Kino // Unrated // March 30, 2021
List Price: $24.95 [Buy now and save at Amazon]

Review by Stuart Galbraith IV | posted February 19, 2021 | E-mail the Author
A Pain in the Ass (L'emmerdeur, "The Troublemaker," 1973) is a very funny French comedy built around a premise as old as the movies, though rarely done this well: a character with a pressing engagement encounters a well-meaning stranger whose actions foul everything up spectacularly. Another recent Kino release, Clockwise (1985) with John Cleese, builds from the same idea, and A Pain in the Ass itself has been remade multiple times, none remotely as good as the original.

The best-known of the remakes is Buddy Buddy (1981), the last film of director Billy Wilder. Wilder himself disowned the film, and despite the presence of two big stars, Jack Lemmon and Walter Matthau, it's hard to come by on DVD and yet to be released to Blu-ray. I've never seen it, but watching A Pain in the Ass some of the reasons for its failure are immediately clear.

The film opens like a straight crime thriller. The car of Louis Randoni (Xavier Depraz) is blocking a neighbor's garage access, and when the building manager tries to move the vehicle, a bomb planted inside explodes, instantly killing the manager. Later, the would-be assassin is himself murdered for failing to eliminate Randoni, the key witness is a high-profile criminal trial.

Contract killer Milan (Lino Ventura) is flown in to finish the job. He moves into a hotel suite across the street from the heavily fortified courthouse, intending to eliminate Randoni with a sniper's high-powered rifle. However, shirt salesman François Pignon (Jacques Brel) has moved into the suite next-door and, despondent over his crumbling marriage, attempts suicide by hanging himself in the bathroom. But the pipe Pignon has tied his rope to breaks, causing a minor flood with water seeping into Milan's suite also. Keeping his cool, Milan talks a concerned bellhop (Nino Castelnuovo, Catherine Deneuve's lover in The Umbrellas of Cherbourg) out of reporting Pignon's suicide attempt to the police, per hotel policy, but that also forces Milan into consoling inconsolable Pignon, who threatens to try again unless Milan can help him get in touch with Louise (Caroline Cellier), Pignon's wife.

Édouard Molinaro (La Cage aux Folles) directed, from a screenplay by Francis Veber, based on his play Le contrat ("The Contract").
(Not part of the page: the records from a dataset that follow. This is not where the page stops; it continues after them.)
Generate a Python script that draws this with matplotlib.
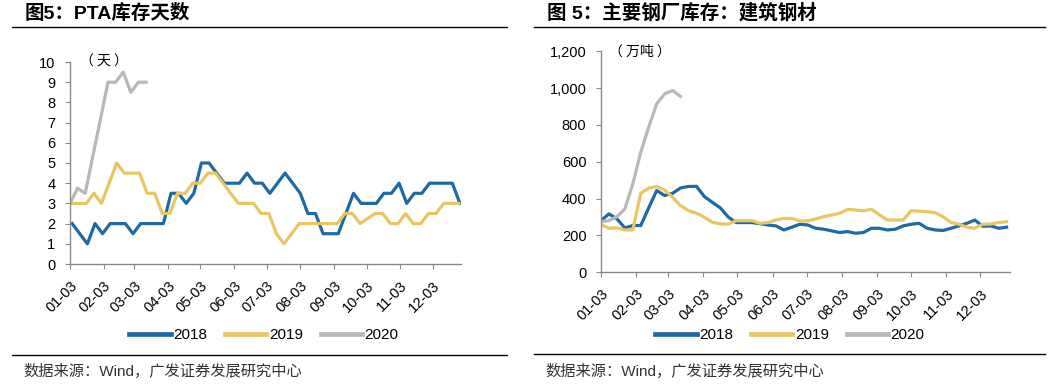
import numpy as np
import matplotlib
matplotlib.use('Agg')
import matplotlib.pyplot as plt
from matplotlib.lines import Line2D
from matplotlib.ticker import FuncFormatter

plt.rcParams['font.family'] = ['Liberation Sans', 'Noto Sans CJK SC']

# ---- data (weekly) ----
years = ['2018', '2019', '2020']
colors = ['#1f69a4', '#e8c565', '#b8b8b8']
start_offset = [2, 1, 0]  # first weekly obs, days after 01-03
month_labels = ['01-03', '02-03', '03-03', '04-03', '05-03', '06-03',
                '07-03', '08-03', '09-03', '10-03', '11-03', '12-03']

# PTA库存天数
pta_2018 = [2, 1.5, 1, 2, 1.5, 2, 2, 2, 1.5, 2, 2, 2, 2, 3.5, 3.5, 3, 3.5, 5, 5, 4.5,
            4, 4, 4, 4.5, 4, 4, 3.5, 4, 4.5, 4, 3.5, 2.5, 2.5, 1.5, 1.5, 1.5, 2.5, 3.5,
            3, 3, 3, 3.5, 3.5, 4, 3, 3.5, 3.5, 4, 4, 4, 4, 3]
pta_2019 = [3, 3, 3, 3.5, 3, 4, 5, 4.5, 4.5, 4.5, 3.5, 3.5, 2.5, 2.5, 3.5, 3.5, 4, 4,
            4.5, 4.5, 4, 3.5, 3, 3, 3, 2.5, 2.5, 1.5, 1, 1.5, 2, 2, 2, 2, 2, 2, 2.5,
            2.5, 2, 2.25, 2.5, 2.5, 2, 2, 2.5, 2, 2, 2.5, 2.5, 3, 3, 3]
pta_2020 = [3, 3.75, 3.5, 9, 9, 9.5, 8.5, 9, 9]
pta_2020_weeks = [0, 1, 2, 5, 6, 7, 8, 9, 10]  # no data over the Spring Festival

# 主要钢厂库存：建筑钢材（万吨）
steel_2018 = [281, 317, 290, 241, 254, 254, 350, 444, 417, 429, 458, 466, 467, 411,
              380, 350, 300, 270, 270, 270, 264, 257, 252, 230, 245, 261, 257, 239,
              234, 225, 216, 221, 212, 216, 239, 239, 230, 234, 252, 261, 266, 239,
              230, 227, 239, 252, 266, 284, 250, 252, 239, 245]
steel_2019 = [259, 239, 241, 230, 230, 429, 457, 466, 447, 408, 362, 335, 321, 299,
              272, 263, 262, 280, 280, 280, 266, 270, 284, 293, 293, 279, 279, 290,
              302, 311, 320, 342, 338, 334, 342, 313, 284, 284, 284, 334, 332, 329,
              324, 302, 271, 261, 245, 239, 261, 262, 270, 275]
steel_2020 = [275, 281, 302, 344, 480, 652, 788, 915, 969, 987, 955]

base = np.datetime64('2019-01-03')


def to_dates(weeks, offset):
    return base + np.timedelta64(offset, 'D') + np.asarray(weeks) * np.timedelta64(7, 'D')


month_ticks = [np.datetime64(f'2019-{m:02d}-03') for m in range(1, 13)]

W, H = 1058, 388
fig = plt.figure(figsize=(W / 100, H / 100), dpi=100)


def px_axes(x0, y0, x1, y1):
    return fig.add_axes([x0 / W, 1 - y1 / H, (x1 - x0) / W, (y1 - y0) / H])


def style(ax, ylim, yticks):
    for s in ['top', 'right']:
        ax.spines[s].set_visible(False)
    for s in ['left', 'bottom']:
        ax.spines[s].set_color('#8a8a8a')
        ax.spines[s].set_linewidth(1)
    ax.set_ylim(*ylim)
    ax.set_yticks(yticks)
    ax.set_xlim(base, base + np.timedelta64(360, 'D'))
    ax.set_xticks(month_ticks)
    ax.set_xticklabels(month_labels, rotation=45, ha='right', va='top',
                       rotation_mode='anchor')
    ax.tick_params(axis='both', direction='out', length=3.5, color='#8a8a8a',
                   labelsize=10.5, labelcolor='black')
    ax.tick_params(axis='y', pad=7)
    ax.tick_params(axis='x', pad=7)
    ax.patch.set_alpha(0)


lw = 2.3

# ---- left panel ----
ax1 = px_axes(70, 62, 461, 264)
ax1.plot(to_dates(range(len(pta_2018)), start_offset[0]), pta_2018, color=colors[0], lw=lw)
ax1.plot(to_dates(range(len(pta_2019)), start_offset[1]), pta_2019, color=colors[1], lw=lw)
ax1.plot(to_dates(pta_2020_weeks, start_offset[2]), pta_2020, color=colors[2], lw=lw)
style(ax1, (0, 10), range(0, 11))
ax1.text(0.025, 1.0, '（ 天 ）', transform=ax1.transAxes, fontsize=10,
         family=['Noto Sans CJK SC'], va='center', ha='left')

# ---- right panel ----
ax2 = px_axes(601, 51.3, 1010, 272.3)
ax2.plot(to_dates(range(len(steel_2018)), 0), steel_2018, color=colors[0], lw=lw)
ax2.plot(to_dates(range(len(steel_2019)), 0), steel_2019, color=colors[1], lw=lw)
ax2.plot(to_dates(range(len(steel_2020)), 0), steel_2020, color=colors[2], lw=lw)
style(ax2, (0, 1200), range(0, 1201, 200))
ax2.yaxis.set_major_formatter(FuncFormatter(lambda v, p: f'{int(v):,}'))
ax2.text(0.02, 1.0, '（ 万吨 ）', transform=ax2.transAxes, fontsize=10,
         family=['Noto Sans CJK SC'], va='center', ha='left')

# ---- legends ----
handles = [Line2D([], [], color=c, lw=3.4) for c in colors]
for cx in (264 / W, 790 / W):
    fig.legend(handles, years, loc='center', bbox_to_anchor=(cx, 1 - 335 / H),
               ncol=3, frameon=False, fontsize=11, handlelength=2.7,
               handletextpad=0.15, columnspacing=1.2)

# ---- titles, rules, source ----
fig.text(25 / W, 1 - 13 / H, '图5：PTA库存天数', fontsize=14, fontweight='bold',
         va='center', ha='left', family=['Liberation Sans', 'Noto Sans CJK SC'])
fig.text(547 / W, 1 - 13 / H, '图 5：主要钢厂库存：建筑钢材', fontsize=14,
         fontweight='bold', va='center', ha='left',
         family=['Liberation Sans', 'Noto Sans CJK SC'])
for x0, x1, yt, yb in ((12, 507, 27, 355), (534, 1045, 27, 354)):
    fig.add_artist(Line2D([x0 / W, x1 / W], [1 - yt / H] * 2, color='black', lw=1))
    fig.add_artist(Line2D([x0 / W, x1 / W], [1 - yb / H] * 2, color='black', lw=1))
fig.text(23 / W, 1 - 371 / H, '数据来源：Wind，广发证券发展研究中心', fontsize=11,
         color='#333333', va='center', ha='left')
fig.text(545 / W, 1 - 371 / H, '数据来源：Wind，广发证券发展研究中心', fontsize=11,
         color='#333333', va='center', ha='left')

fig.savefig('out.png', dpi=100)
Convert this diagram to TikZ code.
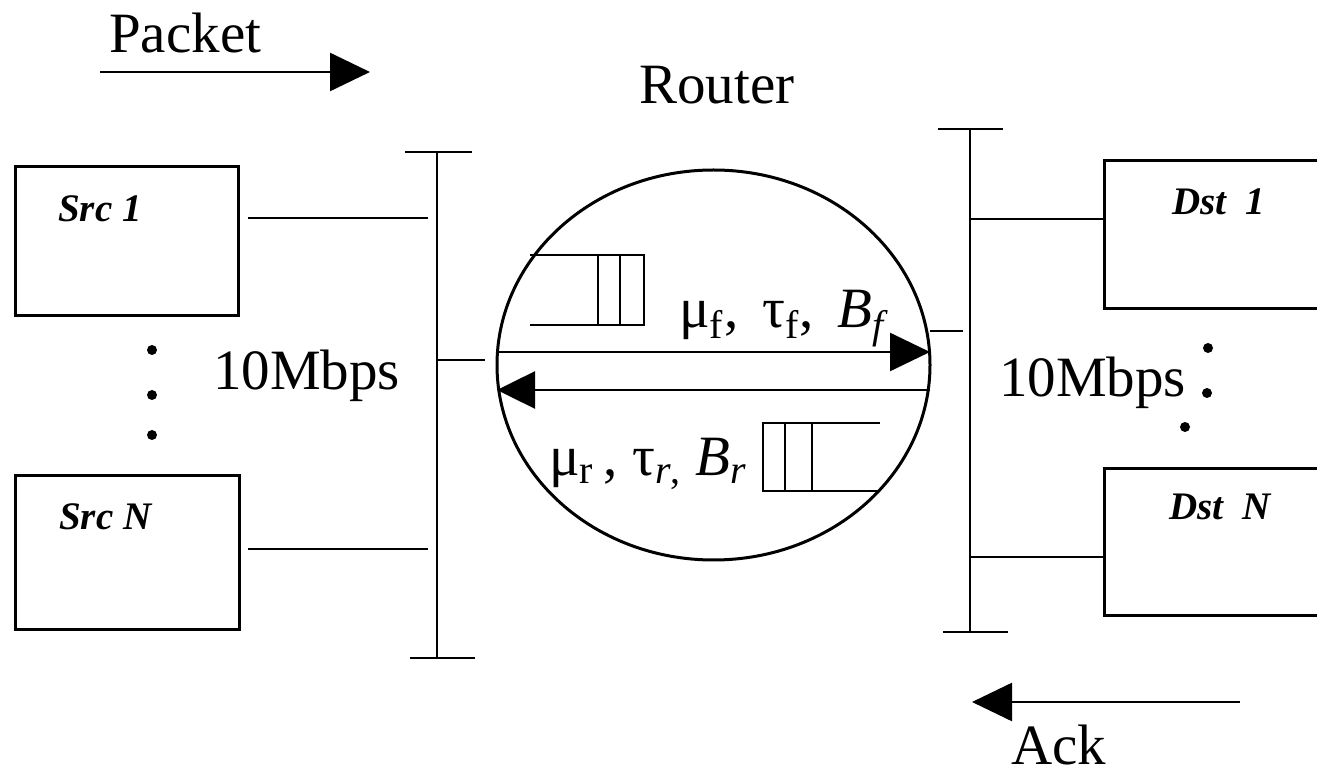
\documentclass[tikz,border=0pt]{standalone}
\usepackage{fontspec}
\setmainfont{Liberation Serif}
\usetikzlibrary{arrows.meta,shapes.geometric}
\begin{document}
\begin{tikzpicture}[x=0.5pt,y=-0.5pt,line width=1.3pt,
  big/.style={font=\fontsize{28.5pt}{30pt}\selectfont,inner sep=0pt,anchor=base west},
  hostlbl/.style={font=\fontsize{19.5pt}{22pt}\selectfont\bfseries\itshape,inner sep=0pt,anchor=base west},
  hostbox/.style={draw,anchor=north west,inner sep=0pt},
  tri/.style={-{Triangle[length=20pt,width=19pt]}},
  dot/.style={circle,fill,inner sep=0pt,minimum size=5pt}]
\useasboundingbox (0,0) rectangle (1317,774);
% host boxes
\node[hostbox,minimum width=111.5pt,minimum height=74.5pt] (src1) at (14,165) {};
\node[hostbox,minimum width=112pt,minimum height=77pt] (srcN) at (14,474) {};
\node[hostbox,minimum width=113.5pt,minimum height=74pt] (dst1) at (1103,159) {};
\node[hostbox,minimum width=113.5pt,minimum height=73.5pt] (dstN) at (1103,467) {};
\node[hostlbl] (t1) at (57,222) {Src 1};
\node[hostlbl] (t2) at (58,530) {Src N};
\node[hostlbl] (t3) at (1171,215) {Dst\ \ 1};
\node[hostlbl] (t4) at (1168,520) {Dst\ \ N};
% left bus
\coordinate (lbt) at (437,152);
\coordinate (lbb) at (437,658);
\draw (lbt) -- (lbb);
\coordinate (lbt1) at (405,152); \coordinate (lbt2) at (472,152);
\coordinate (lbb1) at (410,658); \coordinate (lbb2) at (475,658);
\draw (lbt1) -- (lbt2);
\draw (lbb1) -- (lbb2);
\coordinate (s1a) at (248,218); \coordinate (s1b) at (428,218);
\coordinate (sNa) at (248,549); \coordinate (sNb) at (428,549);
\draw (s1a) -- (s1b);
\draw (sNa) -- (sNb);
\coordinate (lm1) at (437,360); \coordinate (lm2) at (485,360);
\draw (lm1) -- (lm2);
% right bus
\coordinate (rbt) at (970,129);
\coordinate (rbb) at (970,632);
\draw (rbt) -- (rbb);
\coordinate (rbt1) at (938,129); \coordinate (rbt2) at (1003,129);
\coordinate (rbb1) at (943,632); \coordinate (rbb2) at (1008,632);
\draw (rbt1) -- (rbt2);
\draw (rbb1) -- (rbb2);
\coordinate (d1a) at (970,219); \coordinate (dNa) at (970,557);
\draw (d1a) -- (dst1.west |- d1a);
\draw (dNa) -- (dstN.west |- dNa);
\coordinate (rm1) at (930,331); \coordinate (rm2) at (963,331);
\draw (rm1) -- (rm2);
% dots
\node[dot] (ld1) at (152,350) {};
\node[dot] (ld2) at (152,395) {};
\node[dot] (ld3) at (152,435) {};
\node[dot] (rd1) at (1208,348) {};
\node[dot] (rd2) at (1207,393) {};
\node[dot] (rd3) at (1185,427) {};
% texts
\node[big] (packet) at (108,53) {Packet};
\node[big] (routerlbl) at (638,104) {Router};
\node[big,text depth=0pt] (ack) at (1010,764) {Ack};
\node[big] (bwl) at (212,390) {10Mbps};
\node[big] (bwr) at (998,397) {10Mbps};
% packet / ack arrows
\coordinate (pa) at (100,72); \coordinate (pb) at (370,72);
\draw[tri] (pa) -- (pb);
\coordinate (aa) at (1240,702); \coordinate (ab) at (972,702);
\draw[tri] (aa) -- (ab);
% router
\node[draw,ellipse,line width=1.5pt,minimum width=216.5pt,minimum height=195pt,inner sep=0pt] (router) at (713.5,365) {};
\coordinate (fl) at (497,352); \coordinate (fr) at (930,352);
\draw[tri] (fl) -- (fr);
\coordinate (rl) at (497,390); \coordinate (rr) at (930,390);
\draw[-{Triangle[length=19pt,width=18.5pt]}] (rr) -- (rl);
% forward queue
\draw (530,255) -- (644,255) -- (644,325) -- (530,325);
\draw (598,255) -- (598,325);
\draw (620,255) -- (620,325);
% reverse queue
\draw (880,423) -- (763,423) -- (763,491) -- (880,491);
\draw (785,423) -- (785,491);
\draw (812,423) -- (812,491);
% queue labels
\node[big] (fwd) at (678,328) {μ\textsubscript{f}, \,τ\textsubscript{f}, \,\textit{B\textsubscript{f}}};
\node[big] (rev) at (548,476) {μ\textsubscript{r}\,, τ\textsubscript{\textit{r},} \textit{B\textsubscript{r}}};
\end{tikzpicture}
\end{document}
The main reason the movie works so well are the lead performances of Lino Ventura and Jacques Brel, and how their characters are written. Ventura was something of a French Humphrey Bogart, specializing in gangster and police detective parts. Like Clint Eastwood, he capitalized on a less-is-more approach to his acting, commanding the screen by saying very little. The character of Milan is like one from any number of Ventura's films, and he plays it absolutely straight. As the problems and obstacles Pignon creates get worse and more ridiculous, Milan tries to remain focused on the task at hand, the opening scenes establishing that, should he fail, Milan will undoubtedly be "eliminated" as well. However, Milan's growing exasperation gradually giving way to desperation becomes increasingly hilarious.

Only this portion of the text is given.